Chitchatting in the age of Zoom
I value, and miss, nondirected conversations. A lot of good ideas can come from them. But how do you replicate them in a videoconference?
Ann Hermes/Staff
It was 9:27 a.m., three minutes until the Monitor-wide, daily Zoom meeting. I’d been trying to log in early to these, hoping to promote the kind of nondirected conversation (read: “chitchat”) that can be so valuable and yet is so lacking in this work-from-home era.
The first few people to come online for a teleconference feel free to greet and talk with one another. As more people join, the conversation slows. By the time the 12th or 13th person arrives, talk ceases. Instead we stare into one another’s eyes from our bedrooms, kitchens, and living rooms until the meeting host arrives.
I value, and miss, nondirected conversations. A lot of good ideas can come from them. They strengthen friendships and build teams. As editor of the Monitor Weekly, I chose to hand-deliver copies of the magazine to my colleagues in the newsroom when the box of issues arrived. Sometimes I’d be placing a magazine on an empty desk. But sometimes it was an occasion to compliment writers on their stories, talk with people with whom I didn’t usually interact, or even stop and – if it seemed OK to interrupt – ask how it was going, what they were up to. Sometimes I’d float an idea: “What if we used the inside front and back covers of the Weekly to create a poster?” “What do you think about maybe bringing back the Op-Ed section?” “What if we did an entire issue as a comic book?” (Don’t worry: I realized the folly of that one as soon as I heard myself say it out loud.) Communication is so deliberate now.
My eldest son works in business development for a global entrepreneur. He has a remote team – made even more so now, with no one in his office. I asked him how he handles chitchat.
My son noted that he has more excuses to tack casual conversations onto regular one-on-one check-in calls. But when I pressed him he had a suggestion: You might try this team-building exercise I used when I led those long bike-camping trips, he said.

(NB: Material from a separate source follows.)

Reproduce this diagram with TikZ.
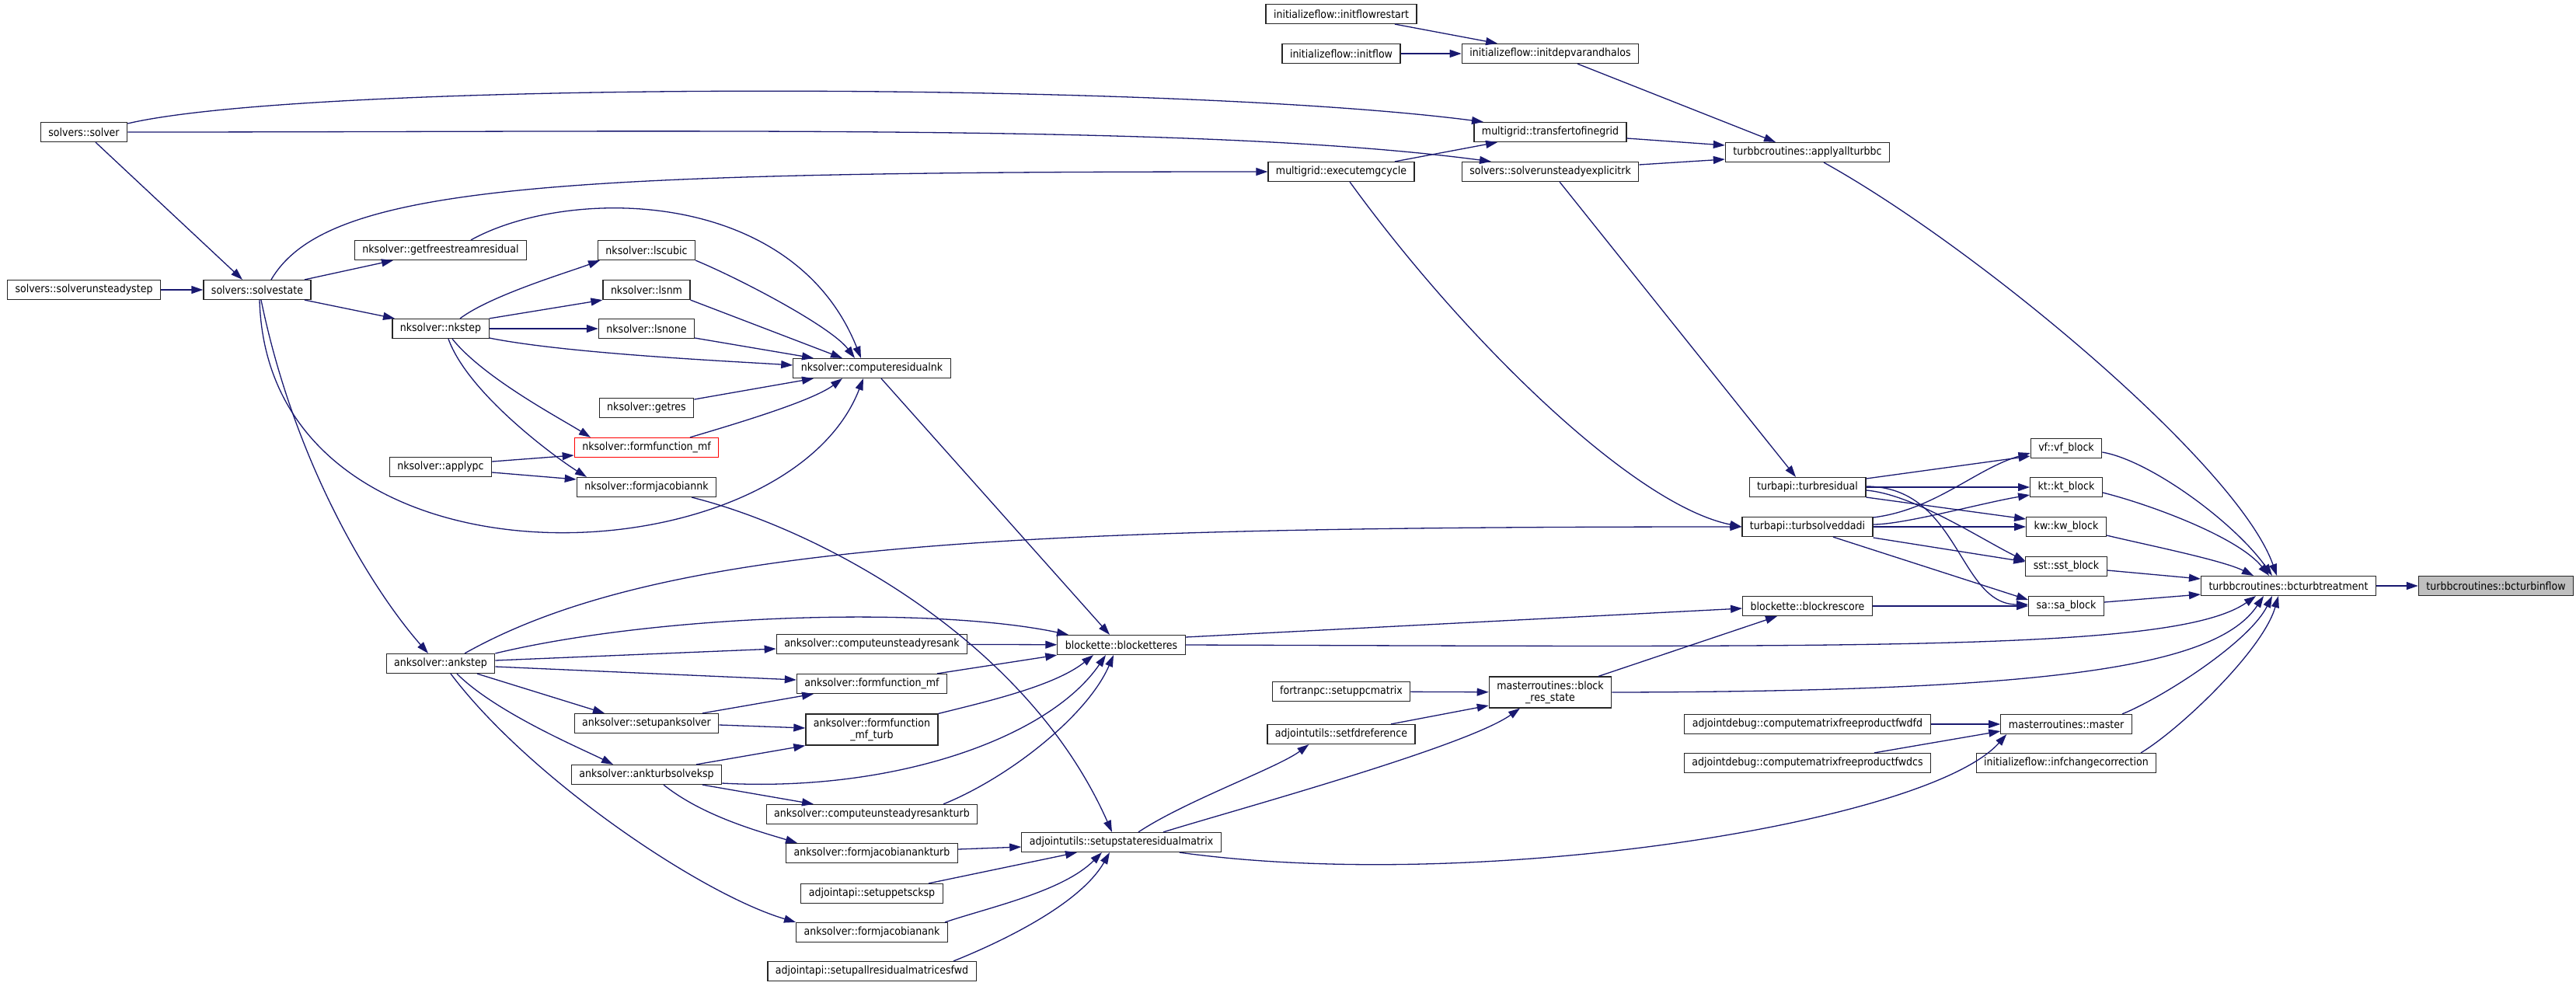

I logged into the Monitor’s daily Zoom meeting and waited. Three others joined me: an intern, a photographer, and a graphic designer. We started chatting. It was taking a while for others to show up. That’s because, one of us discovered, the meeting had been canceled. I suddenly had an idea. Before we go, I said, may I try something? “Rose, thorn, bud” is my son’s bike-trip exercise: Tell something you’re happy about (rose), something that bothers you (thorn), and something you’re looking forward to (bud).
After some cajoling on my part, we began. To all our surprise, three of us had the same thorn and rose: The thorn was the burden of living with the pandemic and all its uncertainty, restrictions, and frustration. And the rose? Being at home with spouses, children, parents. Two sides of the COVID-19 crisis loomed equally large in our minds. It was unexpected, reassuring, unifying.
It was a moment.
And it’s why I’ve strengthened my resolve to show up at Zoom meetings just a little early. Even if it turns out there isn’t one.